YOU’VE SEEN IT countless times – the squirrel corpse in the middle of the road. “Road kill,” it’s called. A testament to the inability of a rodent to realize it shouldn’t run into the path of an oncoming car. I can understand how the squirrel may not be intelligent enough to avoid self-destructive behavior, but I never cease to marvel at how the U.S. Postal Service will act the same way – as in the latest postal rate case.
The USPS is asking the PRC for $2.73 billion in new revenue to break even. Each penny is worth about $1 billion. A 1-cent hike for first class means other mail users must bear the cost of raising the balance.
Does the USPS really need $2.73 billion to break even? It does if every penny of this revenue estimate is required to cover the costs of running the postal system. The USPS’ own testimony, however, indicates this isn’t the case. It really needs only half as much to comply with the statutory break-even mandate. Half of what the USPS is requesting is for reserves it wants to have on hand to cover unforeseen contingencies and to pay back a share of “prior-year losses.”
The postal service has predicated its break-even assumptions on the basis of a 2001 fiscal year (a year that begins around late September). If the USPS holds to its claim that new rates will take effect sometime in calendar 2001, most of the test year will already be over.
That’s a short period of time! Why, then, does the USPS need so large a contingency reserve? And why the prior-year loss reserve?
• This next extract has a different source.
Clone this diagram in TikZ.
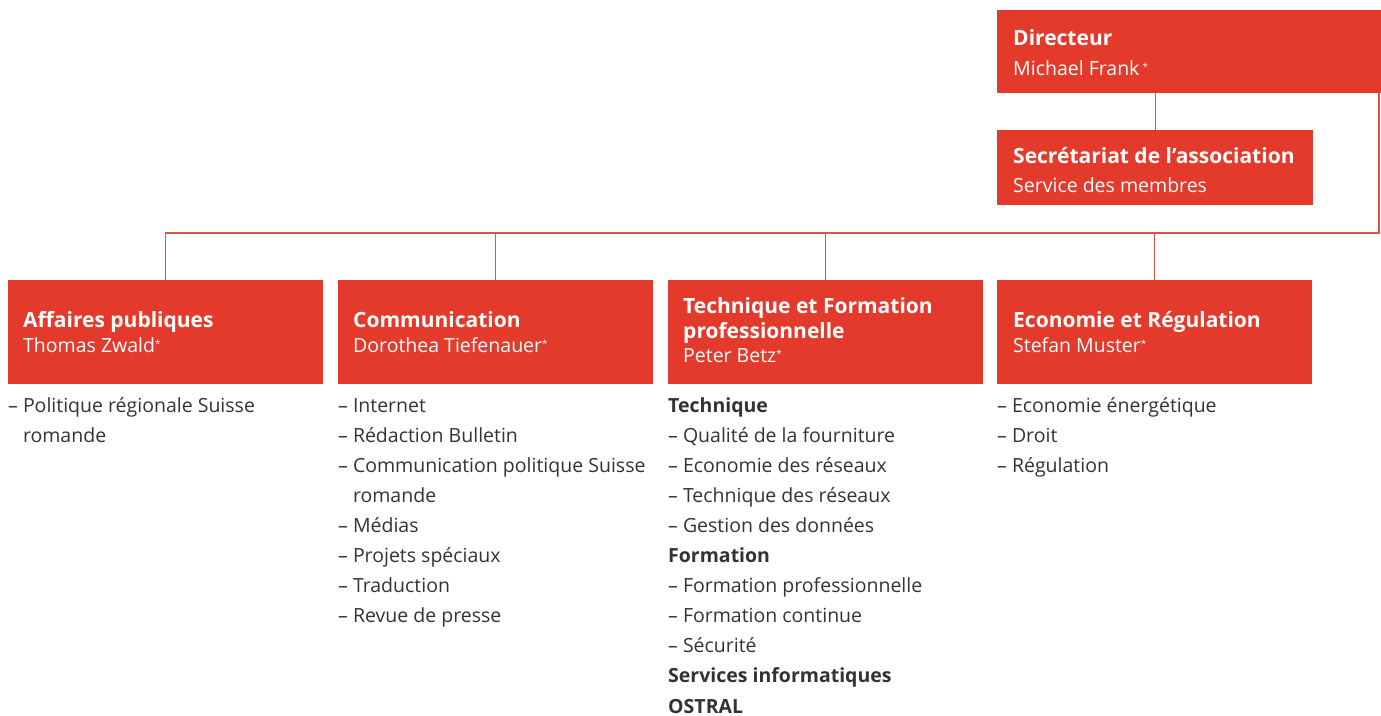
\documentclass[tikz,border=0pt]{standalone}
\usepackage{fontspec}
\setmainfont{Open Sans}
\definecolor{boxred}{HTML}{E43A2C}
\definecolor{linered}{HTML}{D9553F}
\definecolor{txt}{HTML}{333333}
\newcommand{\stern}{\raisebox{5pt}{\scalebox{0.5}{*}}}
\tikzset{
  box/.style={fill=boxred, draw=none, anchor=north west, inner sep=0pt},
  conn/.style={draw=linered, line width=1.3pt},
  ttl/.style={anchor=base west, inner sep=0pt, text=white, font=\fontsize{21}{24}\selectfont\bfseries},
  nm/.style={anchor=base west, inner sep=0pt, text=white, font=\fontsize{19.5}{24}\selectfont},
  item/.style={anchor=base west, inner sep=0pt, text=txt, font=\fontsize{19.5}{24}\selectfont},
}
\begin{document}
\begin{tikzpicture}[x=1pt,y=-1pt]
\useasboundingbox (0,0) rectangle (1381,715);
% boxes
\node[box, minimum width=384pt, minimum height=83pt] (dir) at (997,10) {};
\node[box, minimum width=316pt, minimum height=75pt] (sec) at (997,130) {};
\node[box, minimum width=315pt, minimum height=104pt] (b1) at (8,280) {};
\node[box, minimum width=315pt, minimum height=104pt] (b2) at (338,280) {};
\node[box, minimum width=315pt, minimum height=104pt] (b3) at (668,280) {};
\node[box, minimum width=315pt, minimum height=104pt] (b4) at (997,280) {};
% connectors
\coordinate (busR) at (1379,233);
\draw[conn] (sec.north) -- (sec.north |- dir.south);
\draw[conn] (b1.north) |- (busR) -- (busR |- dir.south);
\draw[conn] (b2.north) -- (b2.north |- busR);
\draw[conn] (b3.north) -- (b3.north |- busR);
\draw[conn] (b4.north) -- (b4.north |- busR);
% box texts
\node[ttl] (dirT) at (1013,45) {Directeur};
\node[nm]  (dirN) at (1013,75) {Michael Frank\,\stern};
\node[ttl] (secT) at (1013,163) {Secrétariat de l’association};
\node[nm]  (secN) at (1013,192) {Service des membres};
\node[ttl] (b1T) at (23,327) {Affaires publiques};
\node[nm]  (b1N) at (23,352) {Thomas Zwald\stern};
\node[ttl] (b2T) at (353,327) {Communication};
\node[nm]  (b2N) at (353,352) {Dorothea Tiefenauer\stern};
\node[ttl] (b3T) at (683,313) {Technique et Formation};
\node[ttl] (b3U) at (683,338) {professionnelle};
\node[nm]  (b3N) at (683,362) {Peter Betz\stern};
\node[ttl] (b4T) at (1013,327) {Economie et Régulation};
\node[nm]  (b4N) at (1013,352) {Stefan Muster\stern};
% lists
\foreach \t [count=\i] in {– Politique régionale Suisse, \phantom{– }romande}
  \node[item, name=l1-\i] at (8,412+30.1*\i-30.1) {\t};
\foreach \t [count=\i] in {– Internet, – Rédaction Bulletin, – Communication politique Suisse, \phantom{– }romande, – Médias, – Projets spéciaux, – Traduction, – Revue de presse}
  \node[item, name=l2-\i] at (338,412+30.1*\i-30.1) {\t};
\foreach \t [count=\i] in {\textbf{Technique}, – Qualité de la fourniture, – Economie des réseaux, – Technique des réseaux, – Gestion des données, \textbf{Formation}, – Formation professionnelle, – Formation continue, – Sécurité, \textbf{Services informatiques}, \textbf{OSTRAL}}
  \node[item, name=l3-\i] at (668,412+30.1*\i-30.1) {\t};
\foreach \t [count=\i] in {– Economie énergétique, – Droit, – Régulation}
  \node[item, name=l4-\i] at (997,412+30.1*\i-30.1) {\t};
\end{tikzpicture}
\end{document}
According to the postal governors, it’s to “restore the postal service’s original equity” provided by the government when the Post Office Department became the USPS.
Clearly, in this instance the postal service has inflated its actual revenue needs by some 100% to cover its butt in the event of some “unforeseen” postal snafu. The result? Double-digit increases for some of the USPS’ most price-sensitive customers.
Look! A squirrel in a postal uniform just wandered onto the highway.